At a meeting of the GST Council, the Centre has proposed four slabs for the Goods and Services Tax (GST) in addition to a cess on sin and luxury goods. This will help the government raise close to Rs 50,000 crores to compensate states for any possible revenue loss under the new tax regime. The proposed slabs are of 6 per cent, 12 per cent, 18 per cent and 26 per cent along with a 4 per cent levy on gold. For environmentally sensitive items such as coal and sin goods (A sin good is that that is deemed harmful to society) such as aerated drinks, tobacco and pan masala and luxury cars and watches, a higher cess has been suggested, it is learnt.

The cess will make sure that the levy on these items is not changed and the money raised will flow into a special fund to meet compensation requirements. While the cess on coal would fetch Rs 26,000 crores annually, the tax on sin and luxury goods is expected to help the Centre mop up another Rs 24,000 crores. Although goods- or services-wise classification will only be done once the states agree to the slabs, consumer durables and a large number of FMCG products are expected to be in the 26 per cent bracket. It is said that the intent was to work out slabs in a way that the overall burden on the consumer came down.

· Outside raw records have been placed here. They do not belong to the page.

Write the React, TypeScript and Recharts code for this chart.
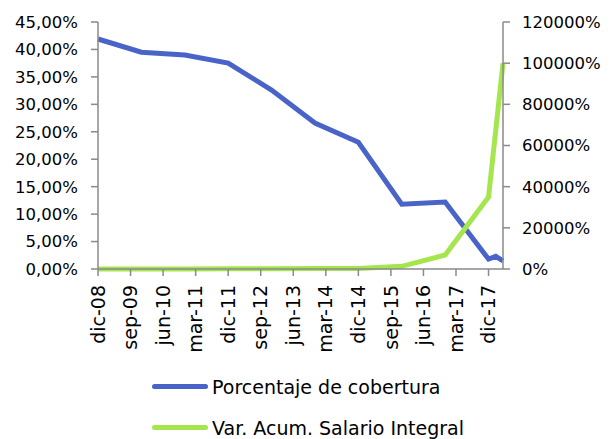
import React from 'react';
import { LineChart, Line, XAxis, YAxis, Legend } from 'recharts';

// x position is the month count since dic-08
const pointMonths = [0, 12, 24, 36, 48, 60, 72, 84, 96, 108, 110, 112];
const pointDates = ['dic-08', 'dic-09', 'dic-10', 'dic-11', 'dic-12', 'dic-13', 'dic-14', 'dic-15', 'dic-16', 'dic-17', 'feb-18', 'abr-18'];
const cobertura = [41.9, 39.5, 39.0, 37.5, 32.6, 26.6, 23.1, 11.8, 12.2, 1.8, 2.3, 1.5];
const salarioIntegral = [0, 20, 45, 80, 130, 200, 300, 1300, 6800, 35000, null, 100000];

const xTicks = [0, 9, 18, 27, 36, 45, 54, 63, 72, 81, 90, 99, 108];
const xTickLabels = ['dic-08', 'sep-09', 'jun-10', 'mar-11', 'dic-11', 'sep-12', 'jun-13', 'mar-14', 'dic-14', 'sep-15', 'jun-16', 'mar-17', 'dic-17'];
const leftTicks = [0, 5, 10, 15, 20, 25, 30, 35, 40, 45];
const rightTicks = [0, 20000, 40000, 60000, 80000, 100000, 120000];

const BLUE = '#4a63c9';
const GREEN = '#a5e64f';
const AXIS = '#8a8a8a';
const FONT = '"DejaVu Sans", sans-serif';

const data = pointMonths.map((m, i) => ({
  month: m,
  date: pointDates[i],
  cobertura: cobertura[i],
  salario: salarioIntegral[i],
}));

const XTick = ({ x, y, payload }: any) => {
  const idx = xTicks.indexOf(payload.value);
  return (
    <text
      x={x}
      y={y}
      transform={`rotate(-90 ${x} ${y})`}
      textAnchor="end"
      dy="0.35em"
      fontSize={19}
      fontFamily={FONT}
      fill="#000"
    >
      {xTickLabels[idx]}
    </text>
  );
};

const LegendBox = () => (
  <div style={{ fontFamily: FONT, fontSize: 19, color: '#000' }}>
    {[
      { name: 'Porcentaje de cobertura', color: BLUE },
      { name: 'Var. Acum. Salario Integral', color: GREEN },
    ].map((item, i) => (
      <div key={i} style={{ display: 'flex', alignItems: 'center', height: 41 }}>
        <span style={{ display: 'inline-block', width: 56, height: 5, borderRadius: 3, background: item.color, marginRight: 4 }} />
        <span>{item.name}</span>
      </div>
    ))}
  </div>
);

export default function App() {
  return (
    <div style={{ position: 'absolute', left: 0, top: 0, background: '#fff' }}>
      <LineChart width={614} height={439} data={data} margin={{ top: 22, right: 0, left: 0, bottom: 90 }}>
        <XAxis
          dataKey="month"
          type="number"
          domain={[0, 112]}
          ticks={xTicks}
          interval={0}
          tick={<XTick />}
          tickSize={7}
          tickMargin={9}
          stroke={AXIS}
          strokeWidth={1.5}
          height={80}
        />
        <YAxis
          yAxisId="left"
          domain={[0, 45]}
          ticks={leftTicks}
          tickFormatter={(v: number) => `${v.toFixed(2).replace('.', ',')}%`}
          tick={{ fontSize: 16.5, fontFamily: FONT, fill: '#000' }}
          tickSize={7}
          tickMargin={13}
          stroke={AXIS}
          strokeWidth={1.5}
          width={98}
          interval={0}
        />
        <YAxis
          yAxisId="right"
          orientation="right"
          domain={[0, 120000]}
          ticks={rightTicks}
          tickFormatter={(v: number) => `${v}%`}
          tick={{ fontSize: 16.5, fontFamily: FONT, fill: '#000' }}
          tickSize={7}
          tickMargin={12}
          stroke={AXIS}
          strokeWidth={1.5}
          width={111}
          interval={0}
        />
        <Legend
          layout="horizontal"
          verticalAlign="middle"
          align="center"
          content={<LegendBox />}
          wrapperStyle={{ position: 'absolute', left: 152, top: 366, width: 420 }}
        />
        <Line
          yAxisId="left"
          type="linear"
          dataKey="cobertura"
          name="Porcentaje de cobertura"
          stroke={BLUE}
          strokeWidth={5}
          dot={false}
          isAnimationActive={false}
        />
        <Line
          yAxisId="right"
          type="linear"
          dataKey="salario"
          name="Var. Acum. Salario Integral"
          stroke={GREEN}
          strokeWidth={5}
          dot={false}
          connectNulls
          isAnimationActive={false}
        />
      </LineChart>
    </div>
  );
}
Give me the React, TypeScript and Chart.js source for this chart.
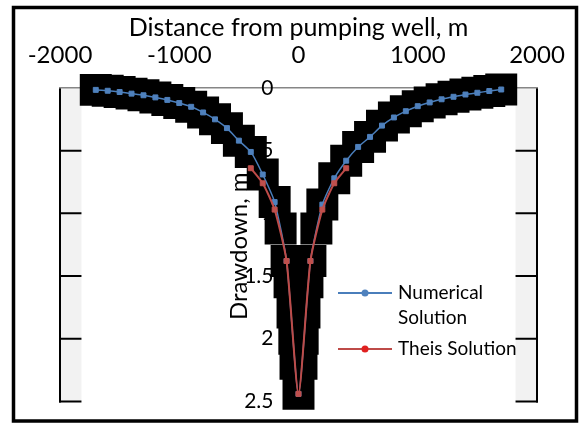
import React, { useEffect, useRef } from "react";
import { Chart, registerables } from "chart.js";

Chart.register(...registerables);

const xTickValues = [-2000, -1000, 0, 1000, 2000];
const yTickValues = [0, 0.5, 1, 1.5, 2, 2.5];
const whiteBoxX = [-1820, 1820];

const numericalX = [-1700, -1600, -1500, -1400, -1300, -1200, -1100, -1000, -900, -800, -700, -600, -500, -400, -300, -200, -100, 0, 100, 200, 300, 400, 500, 600, 700, 800, 900, 1000, 1100, 1200, 1300, 1400, 1500, 1600, 1700];
const numericalY = [0.015, 0.022, 0.032, 0.045, 0.058, 0.075, 0.095, 0.12, 0.15, 0.195, 0.25, 0.32, 0.42, 0.51, 0.69, 0.91, 1.38, 2.44, 1.38, 0.93, 0.72, 0.58, 0.47, 0.39, 0.3, 0.235, 0.185, 0.145, 0.115, 0.09, 0.07, 0.052, 0.038, 0.024, 0.012];

const theisX = [-400, -300, -200, -100, 0, 100, 200, 300, 400];
const theisY = [0.64, 0.76, 0.97, 1.38, 2.44, 1.38, 0.97, 0.76, 0.64];

const bandX = [-1700, -1600, -1500, -1400, -1300, -1200, -1100, -1000, -900, -800, -700, -600, -500, -400, -300, -200, -150, -100, -75, -50, -35, -25, 0, 25, 35, 50, 75, 100, 150, 200, 300, 400, 500, 600, 700, 800, 900, 1000, 1100, 1200, 1300, 1400, 1500, 1600, 1700];
const bandY = [0.015, 0.022, 0.032, 0.045, 0.058, 0.075, 0.095, 0.12, 0.15, 0.195, 0.25, 0.32, 0.42, 0.51, 0.69, 0.91, 1.12, 1.38, 1.55, 1.79, 2.0, 2.2, 2.44, 2.2, 2.0, 1.79, 1.55, 1.38, 1.12, 0.93, 0.72, 0.58, 0.47, 0.39, 0.3, 0.235, 0.185, 0.145, 0.115, 0.09, 0.07, 0.052, 0.038, 0.024, 0.012];

const xTitle = "Distance from pumping well, m";
const yTitle = "Drawdown, m";
const seriesNames = ["Numerical", "Solution", "Theis Solution"];

const FONT = "Lato";
const BLUE_LINE = "#4A7EBB";
const BLUE_MARK = "#4F81BD";
const RED_LINE = "#BE4B48";
const RED_MARK = "#C0504D";

const pts = (xs: number[], ys: number[]) => xs.map((x, i) => ({ x, y: ys[i] }));

const decorPlugin = {
  id: "decor",
  beforeDraw(chart: any) {
    const { ctx, chartArea: a, scales } = chart;
    const xs = scales.x;
    const ys = scales.y;
    ctx.save();
    ctx.fillStyle = "#ffffff";
    ctx.fillRect(0, 0, chart.width, chart.height);
    ctx.strokeStyle = "#000";
    ctx.lineWidth = 3.5;
    ctx.strokeRect(13.5, 7.5, 563, 413.5);
    ctx.fillStyle = "#F2F2F2";
    ctx.fillRect(a.left, a.top, a.right - a.left, a.bottom - a.top);
    ctx.strokeStyle = "#000";
    ctx.lineWidth = 2;
    for (const v of yTickValues) {
      if (v === 0) continue;
      const py = ys.getPixelForValue(v);
      ctx.beginPath();
      ctx.moveTo(a.left - 1, py);
      ctx.lineTo(a.right + 1, py);
      ctx.stroke();
    }
    for (const v of [xTickValues[0], xTickValues[xTickValues.length - 1]]) {
      const px = xs.getPixelForValue(v);
      ctx.beginPath();
      ctx.moveTo(px, a.top);
      ctx.lineTo(px, a.bottom + 1);
      ctx.stroke();
    }
    const l = xs.getPixelForValue(whiteBoxX[0]);
    const r = xs.getPixelForValue(whiteBoxX[1]);
    ctx.fillStyle = "#ffffff";
    ctx.fillRect(l, a.top, r - l, a.bottom - a.top + 3);
    ctx.restore();
  },
  beforeDatasetsDraw(chart: any) {
    const { ctx, chartArea: a, scales } = chart;
    const xs = scales.x;
    const ys = scales.y;
    const axisX = xs.getPixelForValue(0);
    ctx.save();
    // y tick labels (beneath the data marks)
    ctx.font = `21px ${FONT}`;
    ctx.fillStyle = "#000";
    ctx.textAlign = "right";
    ctx.textBaseline = "middle";
    for (const t of ys.ticks) {
      ctx.fillText(String(t.value), axisX - 25, ys.getPixelForValue(t.value));
    }
    // y axis title
    ctx.translate(axisX - 52, a.top + (a.bottom - a.top) * 0.505);
    ctx.rotate(-Math.PI / 2);
    ctx.font = `24px ${FONT}`;
    ctx.textAlign = "center";
    ctx.textBaseline = "alphabetic";
    ctx.fillText(yTitle, 0, 0);
    ctx.restore();
  },
  afterDraw(chart: any) {
    const { ctx } = chart;
    ctx.save();
    const items = [
      { y: 293, color: BLUE_LINE, mark: BLUE_MARK, lines: [seriesNames[0], seriesNames[1]] },
      { y: 349, color: RED_LINE, mark: "#E02020", lines: [seriesNames[2]] },
    ];
    ctx.font = `19px ${FONT}`;
    ctx.textBaseline = "middle";
    ctx.textAlign = "left";
    for (const it of items) {
      ctx.strokeStyle = it.color;
      ctx.lineWidth = 2;
      ctx.beginPath();
      ctx.moveTo(338, it.y);
      ctx.lineTo(392, it.y);
      ctx.stroke();
      ctx.fillStyle = it.mark;
      ctx.beginPath();
      ctx.arc(365, it.y, 3.5, 0, Math.PI * 2);
      ctx.fill();
      ctx.fillStyle = "#000";
      it.lines.forEach((t, i) => ctx.fillText(t, 398, it.y + i * 25));
    }
    ctx.restore();
  },
};

export default function App() {
  const ref = useRef<HTMLCanvasElement>(null);
  useEffect(() => {
    const chart = new Chart(ref.current as HTMLCanvasElement, {
      type: "line",
      data: {
        datasets: [
          {
            label: "Theis Solution",
            data: pts(theisX, theisY),
            borderColor: RED_LINE,
            borderWidth: 2,
            pointStyle: "rect",
            pointRadius: 3.5,
            pointBackgroundColor: RED_MARK,
            pointBorderColor: RED_MARK,
            pointBorderWidth: 1,
            tension: 0.2,
            order: 1,
            clip: false,
          } as any,
          {
            label: "Numerical Solution",
            data: pts(numericalX, numericalY),
            borderColor: BLUE_LINE,
            borderWidth: 1.5,
            pointStyle: "rect",
            pointRadius: 3.5,
            pointBackgroundColor: BLUE_MARK,
            pointBorderColor: BLUE_MARK,
            pointBorderWidth: 1,
            tension: 0.2,
            order: 2,
            clip: false,
          } as any,
          {
            label: "band",
            data: pts(bandX, bandY),
            showLine: false,
            pointStyle: "rect",
            pointRadius: 22.6,
            pointBackgroundColor: "#000",
            pointBorderWidth: 0,
            order: 3,
            clip: false,
          } as any,
        ],
      },
      options: {
        responsive: false,
        animation: false,
        layout: { padding: { left: 60, right: 42, top: 0, bottom: 21 } },
        plugins: { legend: { display: false }, tooltip: { enabled: false } },
        scales: {
          x: {
            type: "linear",
            position: "top",
            min: -2000,
            max: 2000,
            afterFit: (s: any) => {
              s.height = 88;
              s.paddingLeft = 0;
              s.paddingRight = 0;
            },
            afterBuildTicks: (s: any) => {
              s.ticks = xTickValues.map((v) => ({ value: v }));
            },
            grid: { display: false, drawTicks: false },
            border: { display: true, color: "#868686", width: 1.5 },
            ticks: {
              color: "#000",
              font: { family: FONT, size: 24 },
              padding: 18,
              maxRotation: 0,
              callback: (v: any) => String(v),
            },
            title: {
              display: true,
              text: xTitle,
              color: "#000",
              font: { family: FONT, size: 25 },
              padding: { top: 12.5, bottom: 0 },
            },
          },
          y: {
            type: "linear",
            position: { x: 0 } as any,
            reverse: true,
            min: 0,
            max: 2.5,
            afterFit: (s: any) => {
              s.paddingTop = 0;
              s.paddingBottom = 0;
            },
            afterBuildTicks: (s: any) => {
              s.ticks = yTickValues.map((v) => ({ value: v }));
            },
            grid: { display: false, drawTicks: false },
            border: { display: false },
            ticks: { display: false },
          },
        },
      } as any,
      plugins: [decorPlugin],
    });
    return () => chart.destroy();
  }, []);
  return (
    <div style={{ position: "absolute", left: 0, top: 0, width: 579, height: 424 }}>
      <canvas ref={ref} width={579} height={424} style={{ display: "block" }} />
    </div>
  );
}
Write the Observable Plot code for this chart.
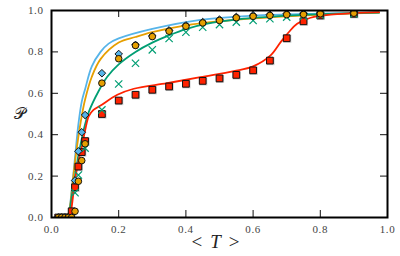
<!DOCTYPE html>
<html>
<head>
<meta charset="utf-8">
<script src="https://cdn.jsdelivr.net/npm/d3@7"></script>
<script src="https://cdn.jsdelivr.net/npm/@observablehq/plot@0.6"></script>
<style>
  html, body { margin: 0; padding: 0; background: #fff; }
</style>
</head>
<body>
<div id="chart"></div>
<script>
// marker T values
const tSym = [0.02,0.03,0.04,0.05,0.06,0.07,0.08,0.09,0.10,0.15,0.20,0.25,0.30,0.35,0.40,0.45,0.50,0.55,0.60,0.65,0.70,0.75,0.80,0.90];
const redSquares = [0,0,0,0,0.03,0.146,0.246,0.316,0.369,0.50,0.565,0.593,0.617,0.633,0.646,0.66,0.672,0.689,0.711,0.758,0.866,0.948,0.976,0.984];
const orangeCircles = [0,0,0,0,0,0.03,0.175,0.275,0.356,0.649,0.767,0.831,0.874,0.90,0.924,0.94,0.952,0.965,0.972,0.976,0.98,0.981,0.984,0.987];
const blueDiamonds = [0,0,0,0,0,0.179,0.32,0.412,0.495,0.697,0.79,0.834,0.877,0.904,0.928,0.944,0.956,0.969,0.977,0.98,0.984,0.985,0.988,0.99];
const greenCrosses = [null,null,null,null,null,0.12,0.205,null,0.335,0.52,0.645,0.745,0.81,0.865,0.895,0.919,0.932,0.944,0.952,0.96,0.968,0.973,0.978,0.984];

// curves
const blueT = [0.045,0.05,0.06,0.07,0.08,0.09,0.10,0.12,0.146,0.17,0.2,0.3,0.443,0.6,0.8,0.975];
const blueP = [0,0.01,0.13,0.29,0.45,0.56,0.62,0.73,0.80,0.84,0.865,0.911,0.955,0.975,0.985,0.99];
const orangeT = [0.048,0.055,0.06,0.07,0.08,0.09,0.10,0.12,0.146,0.2,0.25,0.3,0.4,0.5,0.6,0.7,0.8,0.9,0.975];
const orangeP = [0,0.05,0.12,0.27,0.39,0.49,0.57,0.68,0.765,0.845,0.872,0.895,0.928,0.948,0.962,0.972,0.98,0.986,0.99];
const greenT = [0.052,0.06,0.07,0.08,0.09,0.10,0.111,0.14,0.166,0.2,0.25,0.3,0.35,0.4,0.46,0.56,0.7,0.8,0.975];
const greenP = [0,0.1,0.2,0.3,0.38,0.45,0.51,0.61,0.68,0.74,0.80,0.845,0.88,0.91,0.935,0.958,0.975,0.982,0.99];
const redT = [0.055,0.06,0.07,0.08,0.09,0.10,0.111,0.125,0.146,0.196,0.245,0.344,0.443,0.543,0.6,0.652,0.682,0.706,0.731,0.771,0.84,0.975];
const redP = [0,0.05,0.18,0.27,0.34,0.42,0.49,0.52,0.541,0.593,0.622,0.649,0.678,0.707,0.73,0.783,0.847,0.895,0.936,0.965,0.981,0.992];

const tickLabels = [0, 0.2, 0.4, 0.6, 0.8, 1.0];
const innerTicks = [0.2, 0.4, 0.6, 0.8];
const xLabel = "< T >";
const yLabel = "𝒫";

const C = {blue: "#56B4E9", orange: "#E69F00", green: "#009E73", red: "#FF2200"};

const toPts = (ts, ps) => ts.map((t, i) => ({t, p: ps[i]}));
const sym = (ps) => tSym.map((t, i) => ({t, p: ps[i]}));

const plot = Plot.plot({
  width: 400,
  height: 256,
  marginLeft: 51,
  marginRight: 13,
  marginTop: 10,
  marginBottom: 39,
  style: {fontFamily: "'Liberation Serif', serif", fontSize: "11px", color: "#444", background: "#fff", letterSpacing: "0.6px"},
  x: {domain: [0, 1], ticks: tickLabels, tickSize: 0, tickPadding: 8, tickFormat: d => d.toFixed(1), label: null},
  y: {domain: [0, 1], ticks: tickLabels, tickSize: 0, tickPadding: 8, tickFormat: d => d.toFixed(1), label: null},
  marks: [
    Plot.ruleX(innerTicks, {x: d => d, insetTop: 200, stroke: "#111", strokeWidth: 1}),
    Plot.ruleX(innerTicks, {x: d => d, insetBottom: 200, stroke: "#111", strokeWidth: 1}),
    Plot.ruleY(innerTicks, {y: d => d, insetRight: 329, stroke: "#111", strokeWidth: 1}),
    Plot.ruleY(innerTicks, {y: d => d, insetLeft: 329, stroke: "#111", strokeWidth: 1}),
    Plot.line(toPts(blueT, blueP), {x: "t", y: "p", stroke: C.blue, strokeWidth: 1.8, curve: "catmull-rom", clip: true}),
    Plot.line(toPts(orangeT, orangeP), {x: "t", y: "p", stroke: C.orange, strokeWidth: 1.8, curve: "catmull-rom", clip: true}),
    Plot.line(toPts(greenT, greenP), {x: "t", y: "p", stroke: C.green, strokeWidth: 1.8, curve: "catmull-rom", clip: true}),
    Plot.line(toPts(redT, redP), {x: "t", y: "p", stroke: C.red, strokeWidth: 1.8, curve: "catmull-rom", clip: true}),
    Plot.dot(sym(redSquares), {x: "t", y: "p", symbol: "square", r: 4.6, fill: "#777", fillOpacity: 0.4, dx: 0.5, dy: 0.5, clip: true}),
    Plot.dot(sym(redSquares), {x: "t", y: "p", symbol: "square", r: 3.8, fill: C.red, stroke: "#111", strokeWidth: 1, clip: true}),
    Plot.dot(sym(greenCrosses), {x: "t", y: "p", symbol: "times", r: 3.4, stroke: C.green, strokeWidth: 1.2, clip: true}),
    Plot.dot(sym(blueDiamonds), {x: "t", y: "p", symbol: "diamond2", r: 3.4, fill: C.blue, stroke: "#111", strokeWidth: 1, clip: true}),
    Plot.dot(sym(orangeCircles), {x: "t", y: "p", symbol: "circle", r: 3.3, fill: C.orange, stroke: "#111", strokeWidth: 1, clip: true}),
    Plot.frame({stroke: "#000", strokeWidth: 2}),
    Plot.text([xLabel], {frameAnchor: "bottom", dx: -4, dy: 24, text: d => d, fontSize: 19, fill: "#222", lineAnchor: "middle"}),
    Plot.text([yLabel], {frameAnchor: "left", dx: -38, text: d => d, fontSize: 16, fill: "#222", lineAnchor: "middle", fontFamily: "'DejaVu Sans', serif"})
  ]
});

// italic T in the x label with math spacing
const lbl = Array.from(plot.querySelectorAll("text")).find(t => t.textContent === xLabel);
if (lbl) {
  const parts = xLabel.split(" ");
  lbl.textContent = "";
  lbl.style.letterSpacing = "0";
  const ns = "http://www.w3.org/2000/svg";
  parts.forEach((p, i) => {
    const ts = document.createElementNS(ns, "tspan");
    ts.textContent = p;
    if (i > 0) ts.setAttribute("dx", "8");
    if (p === "T") ts.setAttribute("font-style", "italic");
    lbl.appendChild(ts);
  });
}
document.getElementById("chart").appendChild(plot);
</script>
</body>
</html>
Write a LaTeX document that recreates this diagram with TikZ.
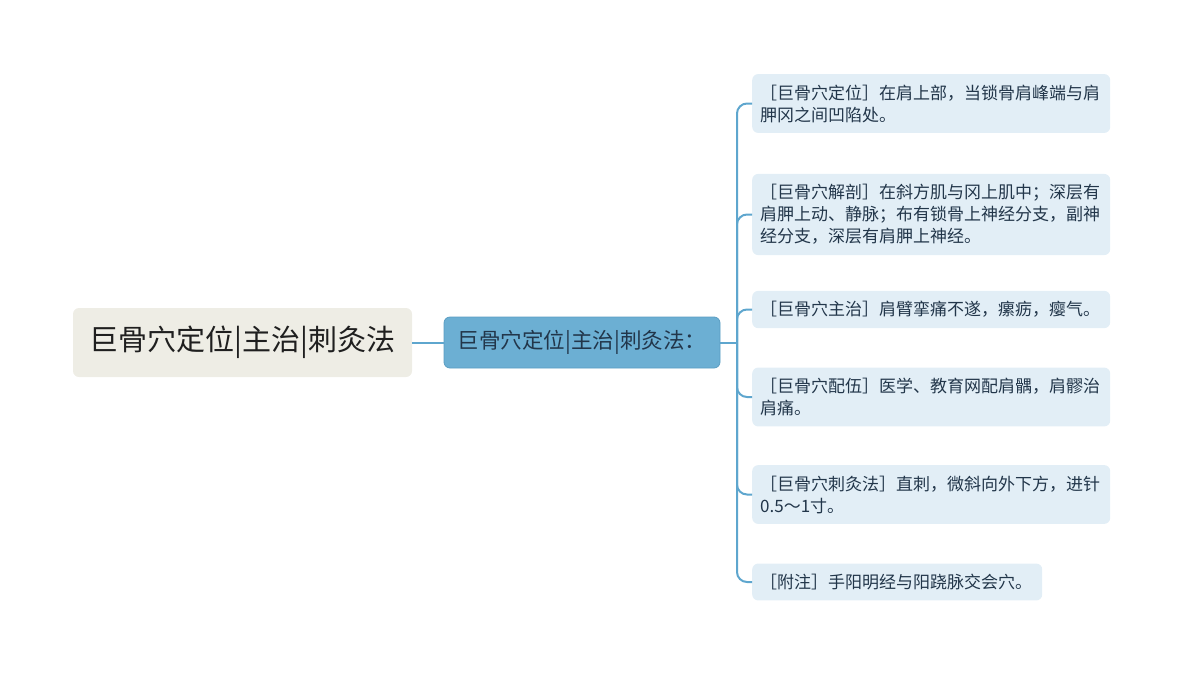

Currently, the total levy on consumer durables added up to around 27 per cent along with another 4 per cent burden due to central sales tax (CST). Under the proposed regime, the burden will reduce to 26 per cent. It is said that nearly a quarter of the burden due to CST and octroi would be abolished while the Krishi Kalyan cess would be included in the overall GST levy. Last year, the states collected Rs 4.4 lakh crore of which CST and octroi added up to around Rs 1 lakh crore.